Task requirements =
Look through the listing for the word "this". Copy each line that has it.
________________________________________
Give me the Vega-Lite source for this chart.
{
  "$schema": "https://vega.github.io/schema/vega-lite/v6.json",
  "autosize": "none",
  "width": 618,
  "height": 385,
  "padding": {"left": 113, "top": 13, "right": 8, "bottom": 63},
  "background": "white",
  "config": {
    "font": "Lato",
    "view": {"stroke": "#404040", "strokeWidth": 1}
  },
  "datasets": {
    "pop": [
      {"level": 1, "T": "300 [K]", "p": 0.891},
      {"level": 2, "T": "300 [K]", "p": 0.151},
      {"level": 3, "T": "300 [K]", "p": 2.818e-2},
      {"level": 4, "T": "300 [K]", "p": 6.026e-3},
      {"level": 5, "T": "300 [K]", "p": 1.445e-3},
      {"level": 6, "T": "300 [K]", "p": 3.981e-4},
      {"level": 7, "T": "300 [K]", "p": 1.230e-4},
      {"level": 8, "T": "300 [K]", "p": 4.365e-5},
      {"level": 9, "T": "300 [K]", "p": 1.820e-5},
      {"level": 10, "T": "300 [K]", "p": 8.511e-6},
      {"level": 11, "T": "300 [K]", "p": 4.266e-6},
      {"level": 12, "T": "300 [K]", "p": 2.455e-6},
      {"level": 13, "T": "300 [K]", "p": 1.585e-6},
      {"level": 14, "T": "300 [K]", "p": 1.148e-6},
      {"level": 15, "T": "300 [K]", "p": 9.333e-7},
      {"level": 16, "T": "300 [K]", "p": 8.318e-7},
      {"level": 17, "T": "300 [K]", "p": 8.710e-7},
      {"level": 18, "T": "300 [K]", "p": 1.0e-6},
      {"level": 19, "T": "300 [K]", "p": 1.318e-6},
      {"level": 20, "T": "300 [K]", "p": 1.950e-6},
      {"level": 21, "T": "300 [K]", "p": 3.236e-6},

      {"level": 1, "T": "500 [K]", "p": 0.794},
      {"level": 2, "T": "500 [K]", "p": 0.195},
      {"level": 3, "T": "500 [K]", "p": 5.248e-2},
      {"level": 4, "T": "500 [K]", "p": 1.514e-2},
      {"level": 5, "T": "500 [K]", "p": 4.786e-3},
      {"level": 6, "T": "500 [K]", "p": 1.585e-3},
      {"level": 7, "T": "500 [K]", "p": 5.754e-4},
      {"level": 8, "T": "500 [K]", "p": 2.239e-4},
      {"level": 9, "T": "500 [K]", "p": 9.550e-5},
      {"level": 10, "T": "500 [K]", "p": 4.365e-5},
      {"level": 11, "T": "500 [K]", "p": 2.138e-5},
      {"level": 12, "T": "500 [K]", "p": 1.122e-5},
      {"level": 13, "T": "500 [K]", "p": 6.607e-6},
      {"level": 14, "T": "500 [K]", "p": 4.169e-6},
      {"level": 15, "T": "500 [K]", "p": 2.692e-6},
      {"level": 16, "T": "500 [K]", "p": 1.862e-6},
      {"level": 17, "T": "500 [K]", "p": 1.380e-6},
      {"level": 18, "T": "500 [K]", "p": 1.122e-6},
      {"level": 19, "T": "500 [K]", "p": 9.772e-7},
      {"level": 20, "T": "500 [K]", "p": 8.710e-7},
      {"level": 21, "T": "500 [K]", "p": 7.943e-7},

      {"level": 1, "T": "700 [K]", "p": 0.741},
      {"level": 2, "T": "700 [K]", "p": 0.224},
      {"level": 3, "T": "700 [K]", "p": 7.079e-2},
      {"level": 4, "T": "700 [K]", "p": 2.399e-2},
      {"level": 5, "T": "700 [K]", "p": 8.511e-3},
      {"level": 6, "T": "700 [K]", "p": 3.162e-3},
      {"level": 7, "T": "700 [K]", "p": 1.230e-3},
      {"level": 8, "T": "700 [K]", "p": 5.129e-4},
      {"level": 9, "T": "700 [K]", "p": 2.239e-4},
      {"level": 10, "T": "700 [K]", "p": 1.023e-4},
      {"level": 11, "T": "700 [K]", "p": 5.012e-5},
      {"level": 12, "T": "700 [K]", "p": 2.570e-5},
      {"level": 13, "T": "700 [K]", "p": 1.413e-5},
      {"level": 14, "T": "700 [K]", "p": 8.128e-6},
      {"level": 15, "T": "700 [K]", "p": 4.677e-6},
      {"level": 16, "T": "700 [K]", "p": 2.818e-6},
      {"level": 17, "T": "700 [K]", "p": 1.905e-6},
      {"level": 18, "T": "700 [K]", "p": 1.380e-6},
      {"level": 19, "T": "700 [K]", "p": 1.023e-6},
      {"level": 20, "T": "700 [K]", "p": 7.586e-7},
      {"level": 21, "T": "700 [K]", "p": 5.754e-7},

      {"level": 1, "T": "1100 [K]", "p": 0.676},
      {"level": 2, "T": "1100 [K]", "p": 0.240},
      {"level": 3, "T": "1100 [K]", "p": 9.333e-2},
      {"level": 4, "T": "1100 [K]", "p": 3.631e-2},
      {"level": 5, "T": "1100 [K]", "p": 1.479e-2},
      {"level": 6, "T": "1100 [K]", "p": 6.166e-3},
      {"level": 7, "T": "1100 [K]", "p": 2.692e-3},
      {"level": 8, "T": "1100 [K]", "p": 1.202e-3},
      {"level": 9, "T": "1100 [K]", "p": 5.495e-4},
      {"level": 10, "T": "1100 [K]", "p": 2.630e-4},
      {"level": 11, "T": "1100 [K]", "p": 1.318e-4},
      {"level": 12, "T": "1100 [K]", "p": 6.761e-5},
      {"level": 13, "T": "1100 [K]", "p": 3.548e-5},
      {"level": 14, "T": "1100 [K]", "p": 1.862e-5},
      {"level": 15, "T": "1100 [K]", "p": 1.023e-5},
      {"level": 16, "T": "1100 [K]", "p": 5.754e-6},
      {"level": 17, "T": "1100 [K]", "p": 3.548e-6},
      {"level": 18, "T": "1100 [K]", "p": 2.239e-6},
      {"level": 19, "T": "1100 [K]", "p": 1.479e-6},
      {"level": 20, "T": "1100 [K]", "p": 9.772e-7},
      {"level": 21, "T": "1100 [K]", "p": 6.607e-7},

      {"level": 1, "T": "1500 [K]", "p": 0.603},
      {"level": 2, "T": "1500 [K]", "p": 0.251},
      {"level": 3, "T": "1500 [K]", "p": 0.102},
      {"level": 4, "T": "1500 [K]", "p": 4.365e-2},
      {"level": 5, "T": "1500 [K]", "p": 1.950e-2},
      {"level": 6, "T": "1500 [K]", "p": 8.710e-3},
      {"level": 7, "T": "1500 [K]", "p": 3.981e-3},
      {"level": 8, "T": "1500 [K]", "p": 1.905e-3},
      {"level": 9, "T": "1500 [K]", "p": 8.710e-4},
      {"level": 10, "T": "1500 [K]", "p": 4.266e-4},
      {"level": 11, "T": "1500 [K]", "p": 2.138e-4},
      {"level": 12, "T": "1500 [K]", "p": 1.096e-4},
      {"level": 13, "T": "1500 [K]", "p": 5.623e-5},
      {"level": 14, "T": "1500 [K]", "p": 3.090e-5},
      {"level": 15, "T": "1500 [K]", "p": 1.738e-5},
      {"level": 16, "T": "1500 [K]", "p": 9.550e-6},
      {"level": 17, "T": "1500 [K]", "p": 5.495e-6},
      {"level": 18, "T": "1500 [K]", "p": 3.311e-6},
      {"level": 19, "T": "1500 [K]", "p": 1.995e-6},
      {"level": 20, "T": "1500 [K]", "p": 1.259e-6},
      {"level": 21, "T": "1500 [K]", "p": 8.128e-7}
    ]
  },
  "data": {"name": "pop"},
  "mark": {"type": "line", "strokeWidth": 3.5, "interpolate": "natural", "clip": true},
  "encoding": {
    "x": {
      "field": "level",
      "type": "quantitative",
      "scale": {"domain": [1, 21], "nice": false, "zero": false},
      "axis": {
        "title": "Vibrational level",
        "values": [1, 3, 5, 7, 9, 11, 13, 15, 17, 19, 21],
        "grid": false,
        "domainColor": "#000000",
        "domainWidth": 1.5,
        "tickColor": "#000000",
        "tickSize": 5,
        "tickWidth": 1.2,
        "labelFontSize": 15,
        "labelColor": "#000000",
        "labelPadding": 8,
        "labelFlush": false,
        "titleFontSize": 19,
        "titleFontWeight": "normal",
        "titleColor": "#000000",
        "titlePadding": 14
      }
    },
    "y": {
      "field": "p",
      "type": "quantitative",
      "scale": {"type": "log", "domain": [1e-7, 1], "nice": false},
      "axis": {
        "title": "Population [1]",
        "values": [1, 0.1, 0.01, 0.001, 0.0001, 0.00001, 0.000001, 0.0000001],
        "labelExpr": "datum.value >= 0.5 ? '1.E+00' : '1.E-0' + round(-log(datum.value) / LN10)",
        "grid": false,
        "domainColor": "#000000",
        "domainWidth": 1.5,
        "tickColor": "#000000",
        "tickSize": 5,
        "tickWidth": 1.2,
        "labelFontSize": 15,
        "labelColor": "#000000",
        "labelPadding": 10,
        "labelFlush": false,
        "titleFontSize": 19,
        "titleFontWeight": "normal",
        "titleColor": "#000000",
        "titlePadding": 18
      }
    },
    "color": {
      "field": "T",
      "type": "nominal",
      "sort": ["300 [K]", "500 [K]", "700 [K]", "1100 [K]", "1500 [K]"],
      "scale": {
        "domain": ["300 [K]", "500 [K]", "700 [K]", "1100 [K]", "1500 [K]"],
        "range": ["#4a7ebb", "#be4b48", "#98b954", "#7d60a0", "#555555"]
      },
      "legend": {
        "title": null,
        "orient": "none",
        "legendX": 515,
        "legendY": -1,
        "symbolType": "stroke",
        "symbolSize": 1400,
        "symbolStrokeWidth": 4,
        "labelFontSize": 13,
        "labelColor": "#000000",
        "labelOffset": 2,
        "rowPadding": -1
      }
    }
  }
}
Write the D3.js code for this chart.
________________________________________
Correct result =
Give me the Vega-Lite source for this chart.
Write the D3.js code for this chart.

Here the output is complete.